• _Set problem_
Write out the listing, please, but only from its first line through the line containing "from bokeh.resources import INLINE", exactly as given and without pictures.
--- --- ---
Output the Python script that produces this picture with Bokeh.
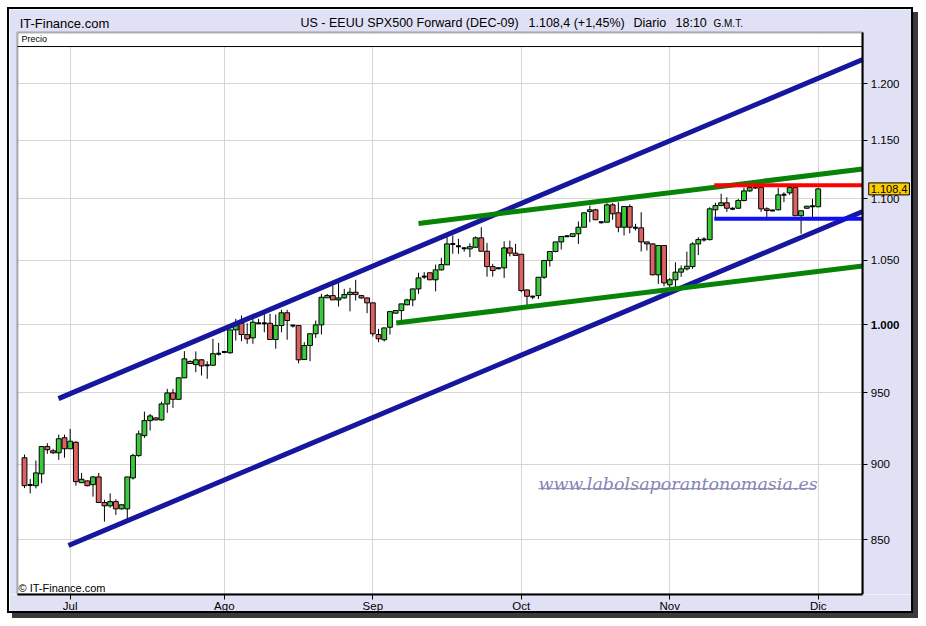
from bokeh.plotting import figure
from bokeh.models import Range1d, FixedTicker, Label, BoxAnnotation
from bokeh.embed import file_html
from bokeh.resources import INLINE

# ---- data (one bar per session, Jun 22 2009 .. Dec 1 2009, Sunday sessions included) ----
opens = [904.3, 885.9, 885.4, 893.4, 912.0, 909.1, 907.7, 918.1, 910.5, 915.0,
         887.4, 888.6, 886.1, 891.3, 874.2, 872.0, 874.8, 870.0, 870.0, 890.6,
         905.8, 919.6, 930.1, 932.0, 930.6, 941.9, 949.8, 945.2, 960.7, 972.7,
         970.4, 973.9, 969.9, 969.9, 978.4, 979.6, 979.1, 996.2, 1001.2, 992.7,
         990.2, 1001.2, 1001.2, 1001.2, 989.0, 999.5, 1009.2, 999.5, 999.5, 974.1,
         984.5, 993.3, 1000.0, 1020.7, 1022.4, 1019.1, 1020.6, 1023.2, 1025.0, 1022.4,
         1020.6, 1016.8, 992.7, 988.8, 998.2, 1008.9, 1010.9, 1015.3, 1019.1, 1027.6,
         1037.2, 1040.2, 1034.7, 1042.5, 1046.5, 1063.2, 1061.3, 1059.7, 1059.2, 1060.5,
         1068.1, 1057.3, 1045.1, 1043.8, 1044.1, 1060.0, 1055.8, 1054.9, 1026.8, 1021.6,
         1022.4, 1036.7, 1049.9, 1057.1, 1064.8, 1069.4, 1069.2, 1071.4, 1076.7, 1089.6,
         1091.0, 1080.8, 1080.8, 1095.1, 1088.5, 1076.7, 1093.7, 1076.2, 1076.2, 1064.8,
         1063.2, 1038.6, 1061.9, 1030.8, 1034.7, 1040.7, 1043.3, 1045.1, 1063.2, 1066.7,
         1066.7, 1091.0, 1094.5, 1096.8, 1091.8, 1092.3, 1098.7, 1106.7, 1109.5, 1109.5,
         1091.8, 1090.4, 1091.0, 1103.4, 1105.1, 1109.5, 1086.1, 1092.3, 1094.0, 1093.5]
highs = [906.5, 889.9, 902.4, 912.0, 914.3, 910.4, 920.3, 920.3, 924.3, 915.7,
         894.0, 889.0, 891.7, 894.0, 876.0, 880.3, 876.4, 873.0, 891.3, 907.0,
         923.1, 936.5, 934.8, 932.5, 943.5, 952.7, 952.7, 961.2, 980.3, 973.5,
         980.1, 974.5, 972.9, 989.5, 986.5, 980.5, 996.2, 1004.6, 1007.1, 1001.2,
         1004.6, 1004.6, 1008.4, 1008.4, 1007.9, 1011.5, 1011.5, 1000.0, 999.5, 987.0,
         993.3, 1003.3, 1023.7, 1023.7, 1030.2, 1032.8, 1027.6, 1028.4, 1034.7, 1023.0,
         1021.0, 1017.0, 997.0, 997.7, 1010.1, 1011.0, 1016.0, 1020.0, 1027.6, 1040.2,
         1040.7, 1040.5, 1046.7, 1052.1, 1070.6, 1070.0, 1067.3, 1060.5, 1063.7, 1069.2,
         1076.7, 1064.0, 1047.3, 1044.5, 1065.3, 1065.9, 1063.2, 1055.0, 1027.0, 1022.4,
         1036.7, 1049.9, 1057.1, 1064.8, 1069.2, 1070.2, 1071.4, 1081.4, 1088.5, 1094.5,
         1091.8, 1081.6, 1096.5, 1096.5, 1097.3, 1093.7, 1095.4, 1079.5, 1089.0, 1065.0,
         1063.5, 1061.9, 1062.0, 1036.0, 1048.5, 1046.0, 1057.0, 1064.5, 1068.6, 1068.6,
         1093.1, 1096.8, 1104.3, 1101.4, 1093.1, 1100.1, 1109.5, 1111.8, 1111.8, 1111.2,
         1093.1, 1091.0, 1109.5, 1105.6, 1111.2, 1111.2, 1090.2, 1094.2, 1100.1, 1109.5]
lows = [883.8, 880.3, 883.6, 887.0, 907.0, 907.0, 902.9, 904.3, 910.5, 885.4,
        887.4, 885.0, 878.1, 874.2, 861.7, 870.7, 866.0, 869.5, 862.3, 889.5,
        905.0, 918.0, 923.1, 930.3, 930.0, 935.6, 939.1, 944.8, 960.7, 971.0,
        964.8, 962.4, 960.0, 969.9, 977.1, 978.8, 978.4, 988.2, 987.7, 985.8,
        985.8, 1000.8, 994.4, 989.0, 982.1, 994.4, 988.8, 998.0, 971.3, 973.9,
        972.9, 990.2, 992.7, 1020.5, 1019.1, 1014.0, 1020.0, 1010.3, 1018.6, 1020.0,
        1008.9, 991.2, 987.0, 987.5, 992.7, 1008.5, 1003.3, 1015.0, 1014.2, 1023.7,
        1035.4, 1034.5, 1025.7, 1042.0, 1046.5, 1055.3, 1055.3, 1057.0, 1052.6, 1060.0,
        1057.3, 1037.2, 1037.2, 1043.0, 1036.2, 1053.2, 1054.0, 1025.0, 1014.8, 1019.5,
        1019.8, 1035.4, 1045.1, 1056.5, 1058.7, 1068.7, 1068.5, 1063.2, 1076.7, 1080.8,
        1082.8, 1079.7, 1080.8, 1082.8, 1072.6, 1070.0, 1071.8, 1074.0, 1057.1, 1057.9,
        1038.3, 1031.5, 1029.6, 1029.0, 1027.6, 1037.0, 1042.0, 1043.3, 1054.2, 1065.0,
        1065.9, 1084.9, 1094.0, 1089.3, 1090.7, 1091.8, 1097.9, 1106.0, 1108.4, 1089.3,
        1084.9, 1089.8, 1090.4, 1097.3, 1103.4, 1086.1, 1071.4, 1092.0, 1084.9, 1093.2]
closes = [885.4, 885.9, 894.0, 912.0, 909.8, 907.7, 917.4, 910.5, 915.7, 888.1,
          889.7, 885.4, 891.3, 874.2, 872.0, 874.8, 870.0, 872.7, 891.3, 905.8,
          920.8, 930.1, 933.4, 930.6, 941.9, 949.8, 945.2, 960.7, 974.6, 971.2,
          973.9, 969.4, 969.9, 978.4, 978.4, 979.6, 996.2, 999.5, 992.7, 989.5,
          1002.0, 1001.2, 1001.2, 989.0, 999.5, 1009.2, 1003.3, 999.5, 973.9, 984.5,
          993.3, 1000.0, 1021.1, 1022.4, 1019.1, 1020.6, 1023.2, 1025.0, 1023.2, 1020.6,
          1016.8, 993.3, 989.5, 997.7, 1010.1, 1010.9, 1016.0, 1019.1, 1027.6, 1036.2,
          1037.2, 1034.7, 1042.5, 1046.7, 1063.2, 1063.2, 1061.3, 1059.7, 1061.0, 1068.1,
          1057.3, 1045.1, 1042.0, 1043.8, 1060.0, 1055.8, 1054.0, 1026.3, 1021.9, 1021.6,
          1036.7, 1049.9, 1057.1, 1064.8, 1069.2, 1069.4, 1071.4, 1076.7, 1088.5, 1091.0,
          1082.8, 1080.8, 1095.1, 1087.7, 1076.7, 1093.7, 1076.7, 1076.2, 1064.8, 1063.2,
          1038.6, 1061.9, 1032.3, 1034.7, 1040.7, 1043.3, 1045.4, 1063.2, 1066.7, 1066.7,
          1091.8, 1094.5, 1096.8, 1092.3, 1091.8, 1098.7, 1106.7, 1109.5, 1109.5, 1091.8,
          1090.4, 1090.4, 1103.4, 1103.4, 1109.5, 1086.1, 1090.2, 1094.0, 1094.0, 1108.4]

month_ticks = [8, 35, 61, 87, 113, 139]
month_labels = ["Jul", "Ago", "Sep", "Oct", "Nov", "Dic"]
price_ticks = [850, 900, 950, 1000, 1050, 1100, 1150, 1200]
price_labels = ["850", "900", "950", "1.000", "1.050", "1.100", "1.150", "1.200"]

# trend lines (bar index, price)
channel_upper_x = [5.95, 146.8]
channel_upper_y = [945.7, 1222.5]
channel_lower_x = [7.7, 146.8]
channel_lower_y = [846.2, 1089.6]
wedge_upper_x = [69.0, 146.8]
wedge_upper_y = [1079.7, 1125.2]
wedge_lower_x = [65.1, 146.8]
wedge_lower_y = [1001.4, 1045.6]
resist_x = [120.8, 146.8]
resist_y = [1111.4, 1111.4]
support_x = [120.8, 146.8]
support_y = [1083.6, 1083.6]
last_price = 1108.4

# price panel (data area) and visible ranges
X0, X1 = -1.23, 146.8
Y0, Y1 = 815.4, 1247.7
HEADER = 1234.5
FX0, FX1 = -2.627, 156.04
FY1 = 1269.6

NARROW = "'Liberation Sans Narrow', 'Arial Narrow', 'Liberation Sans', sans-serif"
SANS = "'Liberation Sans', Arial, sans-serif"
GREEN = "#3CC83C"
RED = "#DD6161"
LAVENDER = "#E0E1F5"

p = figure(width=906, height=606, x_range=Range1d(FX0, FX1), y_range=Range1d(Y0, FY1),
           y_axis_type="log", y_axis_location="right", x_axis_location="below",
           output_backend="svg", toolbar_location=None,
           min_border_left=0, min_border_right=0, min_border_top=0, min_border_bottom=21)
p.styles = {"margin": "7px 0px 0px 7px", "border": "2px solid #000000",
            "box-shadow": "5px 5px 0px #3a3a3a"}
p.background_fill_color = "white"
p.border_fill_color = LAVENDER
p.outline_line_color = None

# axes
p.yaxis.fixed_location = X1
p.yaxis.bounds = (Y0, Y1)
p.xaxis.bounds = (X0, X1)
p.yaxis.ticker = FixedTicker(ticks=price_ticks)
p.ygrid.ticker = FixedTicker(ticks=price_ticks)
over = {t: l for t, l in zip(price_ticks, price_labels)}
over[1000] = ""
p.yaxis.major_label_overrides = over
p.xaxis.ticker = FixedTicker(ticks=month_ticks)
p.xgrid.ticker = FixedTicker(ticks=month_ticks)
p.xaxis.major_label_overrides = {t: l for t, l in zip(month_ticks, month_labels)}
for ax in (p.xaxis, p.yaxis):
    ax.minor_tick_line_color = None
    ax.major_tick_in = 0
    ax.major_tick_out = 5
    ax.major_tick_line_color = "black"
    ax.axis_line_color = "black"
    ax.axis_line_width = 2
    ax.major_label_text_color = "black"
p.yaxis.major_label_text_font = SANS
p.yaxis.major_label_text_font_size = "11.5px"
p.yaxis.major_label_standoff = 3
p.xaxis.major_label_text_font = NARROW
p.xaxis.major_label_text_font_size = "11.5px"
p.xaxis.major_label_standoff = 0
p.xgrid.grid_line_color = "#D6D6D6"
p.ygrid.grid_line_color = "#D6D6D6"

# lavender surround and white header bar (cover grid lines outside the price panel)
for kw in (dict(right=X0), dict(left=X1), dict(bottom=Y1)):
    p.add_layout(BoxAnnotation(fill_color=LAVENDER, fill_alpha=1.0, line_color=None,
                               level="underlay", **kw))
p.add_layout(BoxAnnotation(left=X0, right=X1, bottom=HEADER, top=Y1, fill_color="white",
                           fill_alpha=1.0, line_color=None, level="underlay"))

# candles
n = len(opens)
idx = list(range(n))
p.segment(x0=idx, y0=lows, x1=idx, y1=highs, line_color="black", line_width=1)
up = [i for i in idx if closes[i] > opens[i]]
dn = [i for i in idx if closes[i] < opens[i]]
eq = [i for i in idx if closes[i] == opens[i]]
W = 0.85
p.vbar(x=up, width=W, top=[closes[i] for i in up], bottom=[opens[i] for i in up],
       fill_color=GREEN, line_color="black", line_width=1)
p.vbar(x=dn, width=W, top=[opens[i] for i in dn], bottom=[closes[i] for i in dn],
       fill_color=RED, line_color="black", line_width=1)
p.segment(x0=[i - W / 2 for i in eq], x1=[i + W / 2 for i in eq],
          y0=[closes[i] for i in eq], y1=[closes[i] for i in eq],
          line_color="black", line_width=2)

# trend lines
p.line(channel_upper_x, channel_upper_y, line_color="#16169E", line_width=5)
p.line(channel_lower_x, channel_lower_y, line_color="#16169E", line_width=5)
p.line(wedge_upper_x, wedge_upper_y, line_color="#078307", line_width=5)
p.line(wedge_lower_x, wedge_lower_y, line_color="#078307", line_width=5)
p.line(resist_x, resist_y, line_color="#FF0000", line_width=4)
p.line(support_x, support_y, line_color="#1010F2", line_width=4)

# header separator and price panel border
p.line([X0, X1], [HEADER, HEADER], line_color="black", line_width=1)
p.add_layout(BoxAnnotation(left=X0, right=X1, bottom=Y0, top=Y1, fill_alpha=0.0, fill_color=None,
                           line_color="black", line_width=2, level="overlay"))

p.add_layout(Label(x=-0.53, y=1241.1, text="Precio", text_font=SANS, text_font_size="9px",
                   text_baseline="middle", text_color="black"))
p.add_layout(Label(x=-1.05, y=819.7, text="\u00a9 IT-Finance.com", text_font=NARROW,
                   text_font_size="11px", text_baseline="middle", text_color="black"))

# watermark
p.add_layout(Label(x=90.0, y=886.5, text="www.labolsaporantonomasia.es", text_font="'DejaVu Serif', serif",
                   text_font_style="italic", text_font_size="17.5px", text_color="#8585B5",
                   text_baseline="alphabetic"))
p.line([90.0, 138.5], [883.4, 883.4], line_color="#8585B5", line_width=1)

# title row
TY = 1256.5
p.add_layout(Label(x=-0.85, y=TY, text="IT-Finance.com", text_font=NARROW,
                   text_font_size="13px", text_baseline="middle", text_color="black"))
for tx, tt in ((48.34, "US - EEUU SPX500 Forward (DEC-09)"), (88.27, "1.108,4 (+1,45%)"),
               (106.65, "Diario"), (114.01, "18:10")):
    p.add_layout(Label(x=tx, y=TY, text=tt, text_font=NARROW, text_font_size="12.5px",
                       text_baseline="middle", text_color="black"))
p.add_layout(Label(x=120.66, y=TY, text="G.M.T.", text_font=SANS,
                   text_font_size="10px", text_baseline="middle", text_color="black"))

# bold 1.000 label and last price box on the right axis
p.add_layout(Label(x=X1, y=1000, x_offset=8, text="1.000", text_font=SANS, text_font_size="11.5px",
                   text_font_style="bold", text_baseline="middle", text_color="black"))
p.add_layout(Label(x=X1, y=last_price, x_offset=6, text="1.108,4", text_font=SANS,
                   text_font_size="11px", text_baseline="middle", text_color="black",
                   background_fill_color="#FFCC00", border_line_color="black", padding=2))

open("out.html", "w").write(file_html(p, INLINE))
--- --- ---
• _Task answer_
Output the Python script that produces this picture with Bokeh.
from bokeh.plotting import figure
from bokeh.models import Range1d, FixedTicker, Label, BoxAnnotation
from bokeh.embed import file_html
from bokeh.resources import INLINE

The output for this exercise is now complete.